Rising inventory doesn't mean a crash. It means the market is normalizing — and for prepared agents, a normalizing market creates more opportunity than the frenzy years did. Here's what's actually happening and how to position yourself to win.
What Rising Inventory Means in Plain Terms
Inventory rising means more homes are coming to market than are being absorbed by buyers at the current pace. Supply is increasing relative to demand.
In practical terms: buyers have more choices, homes sit longer before going under contract, sellers have less negotiating leverage, and the era of five-offer weekends is over in most price points.
Days on market matter here. When DOM rises from 8 days to 35 days in a given area, the entire psychology of a transaction shifts. Buyers take more time. Sellers have more competition.
How It Changes Your Client Conversations
With buyers: This is the first time in years that buyers have genuine leverage in many markets. They can ask for concessions, negotiate on price, and request repairs — things that were off the table in 2021 and 2022. Agents who help buyers understand and use this leverage build loyalty fast.
With sellers: This is where pricing conversations get harder. Sellers who bought or last priced their home in the frenzy years often expect frenzy-year results. Your job is to deliver accurate market data without being adversarial about it.

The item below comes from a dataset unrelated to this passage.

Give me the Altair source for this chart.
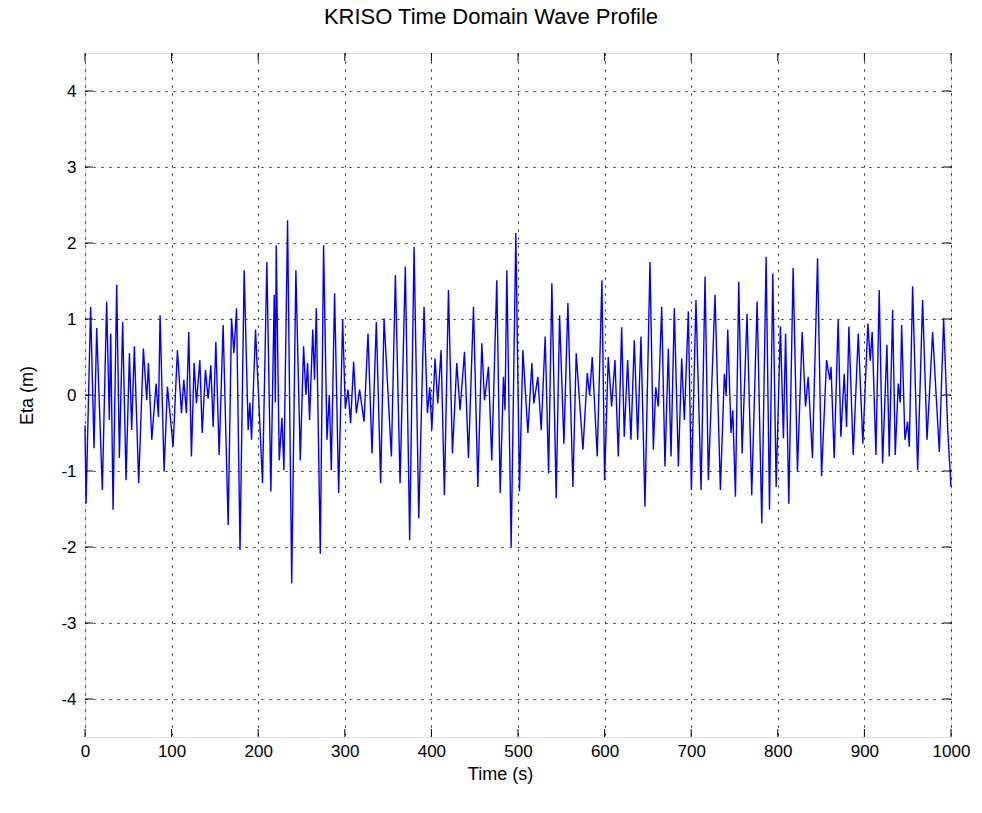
import altair as alt
import pandas as pd

times = [0, 1.2, 6.5, 10.4, 13.5, 20.0, 25.0, 28.1, 29.7, 32.4, 36.6, 39.7, 43.5, 47.4, 51.3, 53.9, 57.0, 62.0,
         67.4, 71.3, 73.2, 77.1, 82.1, 84.8, 86.7, 91.3, 95.2, 101.7, 106.7, 111.4, 114.1, 117.1, 119.8, 122.9,
         126.0, 128.7, 132.6, 135.3, 139.1, 142.2, 145.3, 148.0, 151.1, 154.9, 159.5, 165.3, 169.2, 171.9, 175.0,
         179.0, 183.8, 188.4, 190.4, 192.3, 196.9, 205.0, 210.0, 214.6, 218.5, 219.8, 220.8, 224.3, 227.4, 229.7,
         233.9, 238.7, 243.5, 248.6, 252.4, 255.1, 257.0, 259.3, 263.0, 265.0, 267.1, 271.7, 275.5, 279.4, 282.1,
         284.4, 288.2, 292.9, 297.5, 300.6, 303.7, 306.7, 310.2, 313.3, 317.1, 322.2, 326.8, 331.4, 336.4, 341.4,
         345.3, 353.8, 358.4, 363.8, 369.9, 374.9, 380.0, 385.4, 391.5, 395.4, 398.1, 400.5, 404.2, 407.3, 411.2,
         415.0, 419.7, 424.3, 429.3, 433.1, 438.2, 442.8, 448.6, 453.6, 458.2, 461.3, 465.9, 469.7, 475.5, 479.4,
         483.2, 485.0, 487.1, 492.1, 497.5, 501.7, 505.6, 511.4, 516.0, 518.3, 522.9, 526.8, 531.4, 535.3, 539.1,
         544.1, 548.0, 553.0, 557.6, 563.4, 567.2, 575.0, 580.0, 582.7, 585.7, 591.5, 596.9, 600.0, 604.2, 608.1,
         612.0, 615.8, 619.7, 622.7, 626.6, 630.4, 634.3, 638.2, 642.0, 646.6, 652.4, 656.3, 659.0, 662.0, 665.9,
         669.7, 673.6, 676.7, 680.5, 685.2, 689.0, 692.1, 696.7, 700.2, 705.5, 711.4, 716.0, 719.8, 727.5, 733.7,
         738.3, 740.3, 742.2, 746.0, 748.0, 751.1, 754.9, 758.8, 764.5, 769.9, 776.1, 781.5, 786.5, 790.4, 794.2,
         798.1, 803.0, 806.5, 809.0, 812.7, 817.7, 822.7, 828.1, 832.0, 835.1, 840.0, 845.9, 850.5, 856.3, 860.1,
         861.5, 865.1, 869.7, 872.8, 876.7, 879.4, 882.1, 887.1, 892.9, 898.2, 904.0, 906.7, 909.0, 913.3, 917.1,
         921.0, 926.0, 928.7, 932.6, 935.6, 939.1, 941.4, 943.0, 946.8, 949.9, 951.8, 955.7, 961.5, 967.2, 972.3,
         978.8, 986.5, 991.5, 996.2, 1000]

eta = [-0.40, -1.43, 1.16, -0.70, 0.88, -1.25, 1.23, -0.33, 0.81, -1.51, 1.45, -0.83, 0.96, -1.12, 0.55, -0.46,
       0.64, -1.16, 0.61, -0.07, 0.42, -0.59, 0.15, -0.29, 1.05, -1.01, 0.11, -0.68, 0.59, -0.24, 0.20, -0.24,
       0.83, -0.81, 0.42, -0.11, 0.46, -0.50, 0.33, -0.05, 0.39, -0.42, 0.70, -0.79, 0.92, -1.71, 1.01, 0.55,
       1.14, -2.04, 1.64, -0.46, -0.10, -0.59, 0.86, -1.16, 1.75, -1.27, 1.32, -0.10, 1.97, -0.86, -0.30, -0.99,
       2.30, -2.48, 1.64, -0.86, 0.64, 0.00, 0.42, -0.33, 0.86, 0.20, 1.14, -2.09, 1.97, -0.59, 0.00, -0.99,
       1.34, -1.29, 0.99, -0.18, 0.07, -0.37, 0.44, -0.24, 0.07, -0.35, 0.81, -0.77, 0.96, -1.16, 1.01, -0.81,
       1.58, -1.16, 1.69, -1.91, 1.95, -1.62, 1.16, -0.24, 0.10, -0.46, 0.48, -0.11, 0.59, -1.32, 1.38, -0.77,
       0.42, -0.20, 0.57, -0.83, 1.16, -1.21, 0.68, -0.07, 0.37, -0.86, 1.51, -1.29, 0.24, -0.20, 1.64, -2.00,
       2.13, -1.27, 0.59, -0.50, 0.42, -0.11, 0.24, -0.46, 0.77, -1.03, 1.47, -1.36, 1.05, -0.64, 1.21, -1.21,
       0.55, -0.72, 0.29, 0.00, 0.50, -0.81, 1.51, -1.12, 0.50, -0.15, 0.46, -0.81, 0.89, -0.55, 0.46, -0.59,
       0.72, -0.59, 0.77, -1.47, 1.75, -0.72, 0.10, -0.15, 1.16, -0.94, 0.61, -0.81, 1.14, -0.94, 0.48, -0.33,
       1.10, -1.25, 1.25, -1.25, 1.56, -1.12, 1.32, -1.25, 0.28, 0.00, 0.86, -0.50, -0.20, -1.34, 1.49, -0.77,
       1.07, -1.32, 1.23, -1.69, 1.82, -1.51, 1.60, -1.21, 0.90, -0.57, 0.81, -1.43, 1.67, -1.01, 0.83, -0.15,
       0.24, -0.83, 1.80, -1.07, 0.46, 0.20, 0.37, -0.83, 0.99, -0.55, 0.28, -0.42, 0.90, -0.79, 0.81, -0.64,
       0.94, 0.45, 0.83, -0.79, 1.38, -0.90, 0.66, -0.81, 1.12, -0.79, 0.15, -0.10, 0.92, -0.59, -0.35, -0.68,
       1.43, -0.99, 1.25, -0.59, 0.83, -0.75, 1.01, -0.45, -1.21]

x_ticks = [0, 100, 200, 300, 400, 500, 600, 700, 800, 900, 1000]
y_ticks = [-4, -3, -2, -1, 0, 1, 2, 3, 4]

title_text = "KRISO Time Domain Wave Profile"
x_title = "Time (s)"
y_title = "Eta (m)"

W, H = 866, 684
FONT = "Liberation Sans"

df = pd.DataFrame({"t": times, "eta": eta})
xt = pd.DataFrame({"v": x_ticks})
yt = pd.DataFrame({"v": y_ticks})

xscale = alt.Scale(domain=[0, 1000], nice=False, zero=False)
yscale = alt.Scale(domain=[-4.5, 4.5], nice=False, zero=False)

label_expr = "'' + datum.value"

line = alt.Chart(df).mark_line(color="#0000ff", strokeWidth=1.4).encode(
    x=alt.X("t:Q", scale=xscale,
            axis=alt.Axis(values=x_ticks, title=x_title, grid=True, gridDash=[2, 6],
                          gridColor="#000000", gridOpacity=0.85, gridWidth=1, tickSize=0,
                          domain=False, labelPadding=6, labelFontSize=17, labelFont=FONT,
                          labelColor="black", labelFlush=False, labelExpr=label_expr,
                          titleFontSize=18, titleFont=FONT, titleFontWeight="normal",
                          titleColor="black", titleX=415, titleY=37, titleAlign="center",
                          titleBaseline="middle")),
    y=alt.Y("eta:Q", scale=yscale,
            axis=alt.Axis(values=y_ticks, title=y_title, grid=True, gridDash=[2, 6],
                          gridColor="#000000", gridOpacity=0.85, gridWidth=1, tickSize=0,
                          domain=False, labelPadding=9, labelFontSize=17, labelFont=FONT,
                          labelColor="black", labelExpr=label_expr,
                          titleFontSize=18, titleFont=FONT, titleFontWeight="normal",
                          titleColor="black", titleX=-58, titleY=H / 2, titleAngle=270,
                          titleBaseline="middle", titleAlign="center")),
    order="t:Q",
)

tick_len = 8
bottom_ticks = alt.Chart(xt).mark_rule(color="black", strokeWidth=1).encode(
    x=alt.X("v:Q", scale=xscale), y=alt.value(H), y2=alt.value(H - tick_len))
top_ticks = alt.Chart(xt).mark_rule(color="black", strokeWidth=1).encode(
    x=alt.X("v:Q", scale=xscale), y=alt.value(0), y2=alt.value(tick_len))
left_ticks = alt.Chart(yt).mark_rule(color="black", strokeWidth=1).encode(
    y=alt.Y("v:Q", scale=yscale), x=alt.value(0), x2=alt.value(tick_len))
right_ticks = alt.Chart(yt).mark_rule(color="black", strokeWidth=1).encode(
    y=alt.Y("v:Q", scale=yscale), x=alt.value(W), x2=alt.value(W - tick_len))

chart = alt.layer(line, bottom_ticks, top_ticks, left_ticks, right_ticks).properties(
    width=W, height=H,
    title=alt.TitleParams(title_text, fontSize=22, font=FONT, fontWeight="normal",
                          color="black", anchor="middle", offset=24, dx=-27),
    autosize=alt.AutoSizeParams(type="none"),
    padding={"left": 85, "top": 53, "right": 31, "bottom": 76},
).configure_view(stroke="black", strokeWidth=1.3).configure(background="white")

chart.save("out.html", embed_options={"renderer": "svg", "actions": False})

The Pricing Conversation With Sellers
This is the skill that separates good agents from great ones in a normalizing market. Here's a framework:
"I want to show you exactly what's happening in your neighborhood right now, because it's changed from what you may have seen 18-24 months ago."
Then show:
- Current active listings in their price range and neighborhood
- Average days on market for comparable homes
- List-to-sale price ratio (what homes are actually selling for vs. asking)
- The last 3 comparable sales, priced to the actual closed numbers
"Based on this data, here's what I think the right pricing strategy looks like. We could price at [X] and sit, or price at [Y] and sell. Here's what each scenario likely looks like in terms of time and net proceeds."
Never argue with a seller about price. Show the data, present two scenarios with honest projections, and let them choose. Sellers who feel educated make better decisions. Sellers who feel pressured dig in.
The Expired Listing Opportunity
Rising inventory and longer DOM means more expirations. Listings that don't sell become expired listings — and expired listings are one of the best opportunities in a normalizing market.
The seller already wanted to sell. They already went through the listing process. What they usually need is better pricing, better marketing, or a different agent. If you have a strong marketing system and a reputation for honest pricing conversations, expired listings are your best prospecting target.
Build an expired listing outreach sequence: a handwritten note the day the listing expires, a follow-up call 3-5 days later, and a value-add email with a comparative market analysis offer. Keep it low-pressure. The seller is probably frustrated — lead with empathy and data, not a sales pitch.
How to Position Your Marketing
The agents who win in a normalizing market are the ones who are honest and data-driven. Position yourself as the agent who tells the truth.
In your content: "I'm going to show you exactly what the [City] market is doing right now — no spin, just data." That's a differentiated message in an environment where many agents are still pumping optimism.
In your listing conversations: The ability to have an honest pricing conversation without losing the listing is a competitive advantage. Sellers will fire an agent who oversells and underdelivers. They'll refer an agent who gave them an accurate picture and delivered on it.
The normalizing market rewards long-term reputation building. The agents who build trust when the market is uncertain are the ones with full pipelines when it stabilizes.